Moving abroad on my own, as well as travelling on my own, meant there was no one else there to make sure everything went to plan – it was all on me! Doing this successfully, and thoroughly enjoying it, taught me independence and self-confidence. Even when things didn’t go to plan (like getting caught in a sleet storm on a bike trip without adequate clothing, or breaking my thumb in the college gates!) I could handle the consequences and learn from the experience.
I still sometimes struggle with indecision today, but living and travelling abroad taught me that I am perfectly capable of looking after myself and making the right choices for me – I just need to trust myself.
3. That less is more
Living overseas was actually what triggered my journey into minimalism. I was only able to take 30kg of luggage over with me – which at the time, was a challenge! I remember feeling like I had to be quite ruthless with my choices, and had to leave behind a lot of items that I intended to take with me.
However, once I got to the UK and started living out of my reduced wardrobe, I quickly became quite fond of having fewer items. It was easier to pick an outfit in the morning and far easier to keep my space tidy!
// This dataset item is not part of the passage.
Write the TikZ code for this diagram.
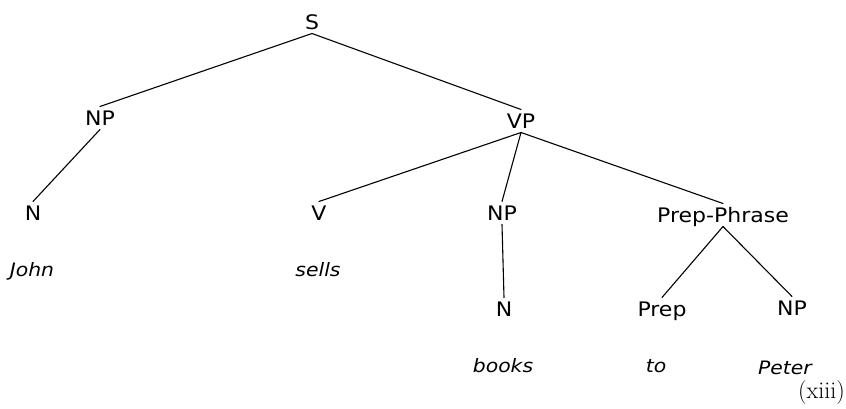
\documentclass[tikz,border=0pt]{standalone}
\usepackage{fontspec}
\setmainfont{DejaVu Sans}[FakeStretch=1.1]
\newfontfamily\lmserif{Latin Modern Roman}
\begin{document}
\begin{tikzpicture}[x=1pt,y=-1pt,
  cat/.style={font=\fontsize{20}{24}\selectfont, text height=14.6pt, text depth=0pt, inner sep=4pt},
  word/.style={font=\fontsize{18.5}{22}\selectfont\itshape, inner sep=2pt},
  edge/.style={line width=1.1pt, line cap=round}]
\useasboundingbox (0,0) rectangle (846,409);
% categories
\node[cat] (S)   at (312,22)  {S};
\node[cat] (NPa) at (100,118) {NP};
\node[cat] (VP)  at (521,121) {VP};
\node[cat] (Na)  at (33,213)  {N};
\node[cat] (V)   at (319,213) {V};
\node[cat] (NPb) at (502,213) {NP};
\node[cat] (PP)  at (723,215) {Prep-Phrase};
\node[cat] (Nb)  at (504,309) {N};
\node[cat] (Prep) at (662,309) {Prep};
\node[cat] (NPc) at (792,308) {NP};
% words
\node[word] (john)  at (32,271)  {John};
\node[word] (sells) at (318,270) {sells};
\node[word] (books) at (503,366) {books};
\node[word] (to)    at (656,366) {to};
\node[word] (peter) at (785,368) {Peter};
\node[font=\lmserif\fontsize{24}{28}\selectfont, inner sep=0pt, anchor=east] (num) at (845,393) {(xiii)};
% connectors
\draw[edge] (S.south) -- (NPa.north);
\draw[edge] (S.south) -- (VP.north);
\draw[edge] (NPa.south) -- (Na.north);
\draw[edge] (VP.south) -- (V.north);
\draw[edge] (VP.south) -- (NPb.north);
\draw[edge] (VP.south) -- (PP.north);
\draw[edge] (NPb.south) -- (Nb.north);
\draw[edge] (PP.south) -- (Prep.north);
\draw[edge] (PP.south) -- (NPc.north);
\end{tikzpicture}
\end{document}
Of course, over the year I still accumulated some additional items, and once it came to start planning my return home, I knew I would be over the 30kg limit in luggage. I originally contemplated sending a box of items back prior, but after finding out it would cost about $150, I considered if it was worth it. Why would I pay money to keep items and clothing that I don’t even have a use for? I instead decided to donate many of my clothes, and gift many of my other items to students within my accommodation block. In the end, I went home with far less than 30kg of luggage!
Since my time overseas, I’ve continued to maintain a smaller wardrobe and fewer possessions, fully embracing the simplicity of a minimalist lifestyle.
4. To let go of things that aren’t meant to be
When you have been living abroad for a long amount of time, you can feel displaced when you return. It’s common to feel sad, disinterested and disillusioned with returning to your old life. In my case, I felt this two-fold. Not only had I left a place I loved, I also left a person I loved.
The relationship I found in the UK was my first proper love. Come time for me to return, I was keen to pursue things long-distance. He wasn’t, and ultimately thought that once I went home, it was the right decision to end things and remain friends instead.
This hurt deeply, and the first few months after returning home were very hard. All I wanted to do was return to the UK, and all I thought about were the ways I could return. However, week-by-week and month-by-month, with the help of family and friends, I began to feel okay again.
The experience taught me that there is really nothing gained from trying to hold on to someone who is not 100% in it, no matter how much you want them to be. Although our time together was good, it wasn’t meant to last, and that’s fine! A year later, I met my wonderful partner – someone who is more than willing to give 100%, and whom I can’t imagine a future without. I know it sounds super cheesy, but if you’re chasing something from somebody who just can’t give it to you, you might be shutting yourself off from those who will.
5. To appreciate the beauty of my own country
A quick one to end! I loved my time spent in the UK and travelling Europe. However, being away from the warm weather, beautiful bushland, white sands and clear beaches of Australia made me appreciate it so much more.
I can now recognise that although living in Australia means I can’t just jump in a plane and spend a weekend in Spain, there are so many gorgeous places worth exploring within this country, and I am truly privileged to live here.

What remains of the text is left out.